For an extended period over the past decades, the real interest rates were negative, meaning nominal interest rates were below inflation. But even in such times no significant growth was observed in the production sector. This is because factors other than money supply, such as cumbersome and harmful regulations, taxes, insurance policies as well as the sanctions [imposed on Iran by the West over Iran’s nuclear program] pose barriers to growth of the manufacturing sector.
Therefore, I do not think increasing the money supply can resolve the problems facing the manufacturing sector, nor can it give a new momentum to production.

 What then would be a better policy for the CBI?
The CBI, like any other central bank, should be able to directly influence interest rates through appropriate measures, such as the so-called ‘overnight interest rates’, which enables it to regulate the interbank interest rate; currently standing at about 29%. This would in turn influence deposit interest rates. Of course, regulating the overnight rate is only possible by increasing the commercial banks’ reserves in the central bank since the CBI does not intend to print more money.

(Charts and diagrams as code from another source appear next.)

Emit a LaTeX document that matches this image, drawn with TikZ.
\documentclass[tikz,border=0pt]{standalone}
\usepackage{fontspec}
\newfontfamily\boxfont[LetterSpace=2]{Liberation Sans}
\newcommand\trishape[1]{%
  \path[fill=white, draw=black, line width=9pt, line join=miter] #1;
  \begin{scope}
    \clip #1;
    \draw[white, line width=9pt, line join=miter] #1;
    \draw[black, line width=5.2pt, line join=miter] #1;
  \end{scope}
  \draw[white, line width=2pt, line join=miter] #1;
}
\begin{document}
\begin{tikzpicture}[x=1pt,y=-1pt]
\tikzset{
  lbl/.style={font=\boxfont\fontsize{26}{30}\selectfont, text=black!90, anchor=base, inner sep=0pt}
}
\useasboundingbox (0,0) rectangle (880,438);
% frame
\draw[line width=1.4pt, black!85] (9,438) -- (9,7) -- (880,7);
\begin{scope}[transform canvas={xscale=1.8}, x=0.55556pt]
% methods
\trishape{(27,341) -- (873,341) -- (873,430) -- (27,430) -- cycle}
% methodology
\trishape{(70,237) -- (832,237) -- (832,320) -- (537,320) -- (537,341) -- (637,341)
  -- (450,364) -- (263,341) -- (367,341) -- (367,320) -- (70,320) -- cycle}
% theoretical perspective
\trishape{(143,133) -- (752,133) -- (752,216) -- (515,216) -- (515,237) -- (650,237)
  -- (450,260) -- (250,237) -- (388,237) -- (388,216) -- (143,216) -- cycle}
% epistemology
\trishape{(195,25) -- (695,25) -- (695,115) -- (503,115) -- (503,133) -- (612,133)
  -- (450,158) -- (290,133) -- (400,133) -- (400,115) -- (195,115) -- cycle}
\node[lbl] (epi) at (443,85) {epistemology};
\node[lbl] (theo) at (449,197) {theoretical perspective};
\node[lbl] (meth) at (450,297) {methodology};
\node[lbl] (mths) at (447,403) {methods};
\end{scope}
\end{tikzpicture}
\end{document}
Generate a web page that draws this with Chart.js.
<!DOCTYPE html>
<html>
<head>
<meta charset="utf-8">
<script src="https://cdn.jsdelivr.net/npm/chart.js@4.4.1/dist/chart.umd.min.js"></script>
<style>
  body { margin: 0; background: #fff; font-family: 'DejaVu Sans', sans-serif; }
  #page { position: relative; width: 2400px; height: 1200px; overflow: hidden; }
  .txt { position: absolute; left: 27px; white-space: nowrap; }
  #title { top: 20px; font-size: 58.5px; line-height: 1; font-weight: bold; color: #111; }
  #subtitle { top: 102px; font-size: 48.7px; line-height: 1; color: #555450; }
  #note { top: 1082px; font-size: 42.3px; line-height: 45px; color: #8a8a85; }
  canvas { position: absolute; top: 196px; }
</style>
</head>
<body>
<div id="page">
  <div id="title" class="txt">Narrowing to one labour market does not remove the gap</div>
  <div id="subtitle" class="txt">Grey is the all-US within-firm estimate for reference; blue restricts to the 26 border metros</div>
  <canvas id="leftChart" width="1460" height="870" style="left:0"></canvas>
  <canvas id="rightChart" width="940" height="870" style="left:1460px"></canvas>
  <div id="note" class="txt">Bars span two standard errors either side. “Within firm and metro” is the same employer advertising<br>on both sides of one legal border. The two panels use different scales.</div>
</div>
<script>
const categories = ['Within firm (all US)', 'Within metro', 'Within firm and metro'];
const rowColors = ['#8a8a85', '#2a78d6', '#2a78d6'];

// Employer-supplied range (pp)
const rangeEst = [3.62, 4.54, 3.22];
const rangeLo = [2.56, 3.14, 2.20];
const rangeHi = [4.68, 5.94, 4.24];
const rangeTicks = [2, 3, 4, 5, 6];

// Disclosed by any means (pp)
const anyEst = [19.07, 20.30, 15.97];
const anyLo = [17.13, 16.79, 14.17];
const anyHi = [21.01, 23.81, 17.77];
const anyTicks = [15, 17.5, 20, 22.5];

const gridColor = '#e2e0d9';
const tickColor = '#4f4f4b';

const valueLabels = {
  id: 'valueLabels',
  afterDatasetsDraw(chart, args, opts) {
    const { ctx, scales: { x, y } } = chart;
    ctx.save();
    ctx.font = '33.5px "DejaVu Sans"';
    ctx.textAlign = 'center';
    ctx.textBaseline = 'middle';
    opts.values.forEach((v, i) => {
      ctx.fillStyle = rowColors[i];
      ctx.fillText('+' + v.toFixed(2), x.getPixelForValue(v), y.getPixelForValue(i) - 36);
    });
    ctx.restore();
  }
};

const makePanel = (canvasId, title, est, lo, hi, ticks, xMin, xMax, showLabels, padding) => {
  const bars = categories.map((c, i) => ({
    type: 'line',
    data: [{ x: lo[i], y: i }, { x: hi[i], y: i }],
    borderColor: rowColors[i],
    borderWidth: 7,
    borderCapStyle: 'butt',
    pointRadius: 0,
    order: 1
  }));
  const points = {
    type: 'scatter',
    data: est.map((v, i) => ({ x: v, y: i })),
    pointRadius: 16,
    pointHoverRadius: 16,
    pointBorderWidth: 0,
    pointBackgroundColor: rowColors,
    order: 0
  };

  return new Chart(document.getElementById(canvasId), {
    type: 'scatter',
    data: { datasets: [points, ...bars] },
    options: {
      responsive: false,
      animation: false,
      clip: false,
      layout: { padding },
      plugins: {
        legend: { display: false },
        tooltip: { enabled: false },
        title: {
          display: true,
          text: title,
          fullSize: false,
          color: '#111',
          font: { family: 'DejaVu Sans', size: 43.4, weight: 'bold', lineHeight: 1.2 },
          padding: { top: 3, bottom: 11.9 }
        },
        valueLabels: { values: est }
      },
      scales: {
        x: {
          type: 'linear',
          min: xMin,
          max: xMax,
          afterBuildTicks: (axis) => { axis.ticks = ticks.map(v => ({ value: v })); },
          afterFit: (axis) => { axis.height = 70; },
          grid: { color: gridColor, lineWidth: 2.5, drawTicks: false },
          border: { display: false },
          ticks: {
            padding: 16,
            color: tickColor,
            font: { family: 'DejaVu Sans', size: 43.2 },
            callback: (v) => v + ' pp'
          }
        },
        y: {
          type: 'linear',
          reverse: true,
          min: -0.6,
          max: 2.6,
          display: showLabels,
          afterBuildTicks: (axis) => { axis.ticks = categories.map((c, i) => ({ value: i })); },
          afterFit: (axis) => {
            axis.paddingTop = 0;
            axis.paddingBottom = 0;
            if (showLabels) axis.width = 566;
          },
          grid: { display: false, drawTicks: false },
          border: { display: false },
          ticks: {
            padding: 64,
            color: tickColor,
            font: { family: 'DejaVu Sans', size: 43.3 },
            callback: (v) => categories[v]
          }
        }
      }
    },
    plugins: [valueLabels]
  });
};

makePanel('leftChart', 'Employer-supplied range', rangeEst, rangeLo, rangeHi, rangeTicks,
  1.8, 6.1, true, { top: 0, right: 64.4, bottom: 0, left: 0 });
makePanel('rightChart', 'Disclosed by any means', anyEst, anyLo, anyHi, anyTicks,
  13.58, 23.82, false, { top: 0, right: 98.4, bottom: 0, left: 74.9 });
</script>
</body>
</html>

But given that the commercial banks are currently faced with shortage of liquidity and deterred commitments, the CBI must focus its efforts primarily on realigning the commercial banks to perform their responsibilities, which is accepting deposits, giving business loans and basic investment products like savings accounts. This calls for a strong supervision by the CBI to prevent the commercial banks from entering risky investments which pushes them into borrowing huge amounts at high interbank rates. Only in a healthy banking system and in accordance with international banking standards are inflation and deposit interest rates interlinked, as authorities have assumed.

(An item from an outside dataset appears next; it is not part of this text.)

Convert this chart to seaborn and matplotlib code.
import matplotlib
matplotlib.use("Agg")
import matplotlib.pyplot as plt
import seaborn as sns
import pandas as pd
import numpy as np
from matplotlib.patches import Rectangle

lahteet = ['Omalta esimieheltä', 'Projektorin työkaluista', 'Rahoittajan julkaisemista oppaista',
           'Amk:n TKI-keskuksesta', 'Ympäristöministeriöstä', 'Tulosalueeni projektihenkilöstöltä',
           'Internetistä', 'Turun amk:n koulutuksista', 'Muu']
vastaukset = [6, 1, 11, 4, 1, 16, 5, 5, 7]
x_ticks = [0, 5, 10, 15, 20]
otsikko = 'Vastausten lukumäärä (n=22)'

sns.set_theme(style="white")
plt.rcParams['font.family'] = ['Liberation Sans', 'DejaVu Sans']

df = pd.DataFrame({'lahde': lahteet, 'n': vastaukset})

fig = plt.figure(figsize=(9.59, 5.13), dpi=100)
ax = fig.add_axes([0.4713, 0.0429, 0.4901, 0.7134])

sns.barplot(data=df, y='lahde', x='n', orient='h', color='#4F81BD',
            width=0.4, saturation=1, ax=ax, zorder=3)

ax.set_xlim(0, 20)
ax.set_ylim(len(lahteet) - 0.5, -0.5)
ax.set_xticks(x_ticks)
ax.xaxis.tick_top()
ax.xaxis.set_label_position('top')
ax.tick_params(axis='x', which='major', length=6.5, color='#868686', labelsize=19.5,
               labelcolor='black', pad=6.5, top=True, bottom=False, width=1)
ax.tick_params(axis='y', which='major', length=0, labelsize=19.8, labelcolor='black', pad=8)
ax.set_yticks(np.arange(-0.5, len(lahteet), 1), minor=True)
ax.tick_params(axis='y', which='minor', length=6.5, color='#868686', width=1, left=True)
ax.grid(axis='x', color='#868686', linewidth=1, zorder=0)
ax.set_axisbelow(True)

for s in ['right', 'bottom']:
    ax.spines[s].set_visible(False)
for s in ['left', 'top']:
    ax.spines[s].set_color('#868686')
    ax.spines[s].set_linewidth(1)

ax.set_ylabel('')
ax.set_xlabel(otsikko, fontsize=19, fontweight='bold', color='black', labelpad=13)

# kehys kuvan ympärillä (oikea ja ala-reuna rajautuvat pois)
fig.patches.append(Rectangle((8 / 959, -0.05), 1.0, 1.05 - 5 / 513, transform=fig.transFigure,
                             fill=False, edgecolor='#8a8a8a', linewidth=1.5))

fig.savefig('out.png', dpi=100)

  How will lower deposit rates influence other markets?
Quite naturally, as the banks lose their galore, people turn to more profitable markets for investment. This is partly because people and private institutions have a more rational anticipation about the future of inflation than the policymakers. The lawmakers have predicted a single-digit inflation rate for the current Iranian year (started March 21). This is while no mechanism has been put in place to find out the people’s anticipated inflation.
Therefore, I believe liquidity will flow towards other markets such as the housing market. The currency market is also generally a lucrative market, but in light of the recent progress in nuclear negotiations and prospect of a boost in foreign trade, I think the currency market will be less alluring than other markets such as housing.

  Do you think this could help the housing market step out of recession?
It increases the chances of such outcome.

  The MCC decision is to be reviewed every three months. What do you presume the council’s decision will be in three months?
The decision to review the monetary policy every three months is a right move as it allows the lawmakers to review the macroeconomic indices and make policies accordingly. But I do not think the interest rates will increase after the three-month period, since the MCC’s main focus is on extending support for the manufacturing sector rather than the banking system. Therefore, I think they will either maintain the current interest rates or reduce it further.